Expect to work more.  So many people that working for yourself is all fun and games; well, I am living proof that this is just not true – actually the total opposite is true.  Your pay check as a self employed professional depends on how much you work so if you want to make a lot of money you have to work a lot of hours.  I personally don’t mind the level of work involved in growing my own business because I am doing something I love and I’m doing it on my own terms.  However, the fact that I don’t really get to take a 2 week vacation every year is kind of a downer.

Photo by tomasc

{ 3 comments… read them below or add one }

1 dojo October 31, 2013 at 9:05 am

Great tips. I have said no to clients on few occasions: the work wasn’t paid well, the work wasn’t in my general scope (I don’t do programming for instance or SEO) or it was illegal/immoral. Also, when I ‘smelled’ a bad client, I just refused to work. After some years in the business, you do develop a 6th sense about this stuff. As long as you are good in what you do, you will find clients and work ;)

2 Budget and the Beach October 31, 2013 at 11:52 am

I agree with two of the three points you made. I do, however, say no to clients. There are just too many people out there willing to take advantage of freelancers. Ive seen it all! But I wouldn’t say it’s just a hard no…I usually try to negotiate on my terms…or very reasonable terms. If those terms aren’t met, I have t ask myself how worth it a project is. Being able to walk away from certain clients or projects has increased my value and has helped with my self-esteem. But you must have a belief in yourself and your work. You have to hold it at the highest standard, then back that up with quality work.

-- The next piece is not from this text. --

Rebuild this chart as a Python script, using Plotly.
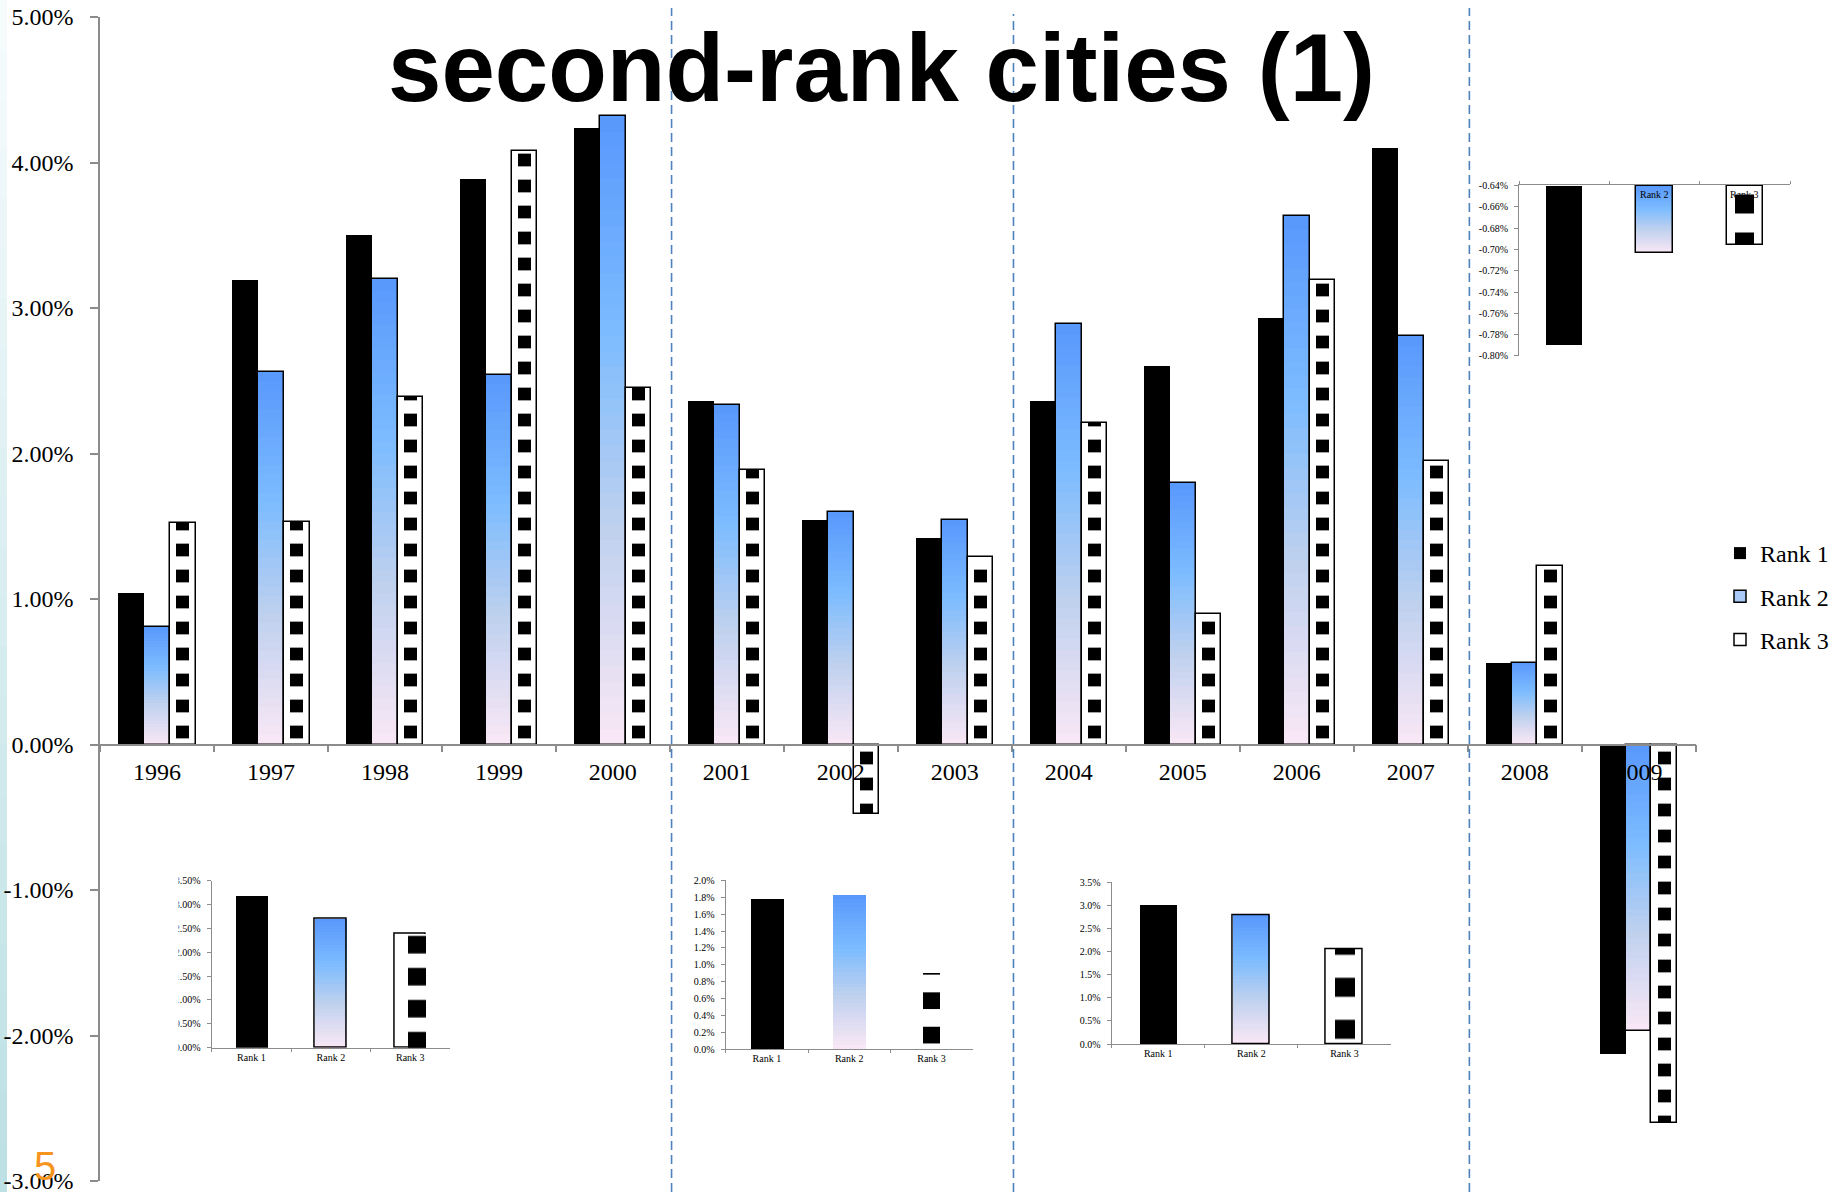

3 Jen @ Frugal Rules November 1, 2013 at 5:04 am

True that with freelancing, paycheck is not as stable compared to a regular job. Nevertheless, I enjoy freelancing because of the many liberties that it entails. Perhaps I am speaking from a mother’s point of view but I have never been happier. I used to have an 8 to 5 regular job and I hated the fact that I had to literally drag myself to get to work even if the pay was good.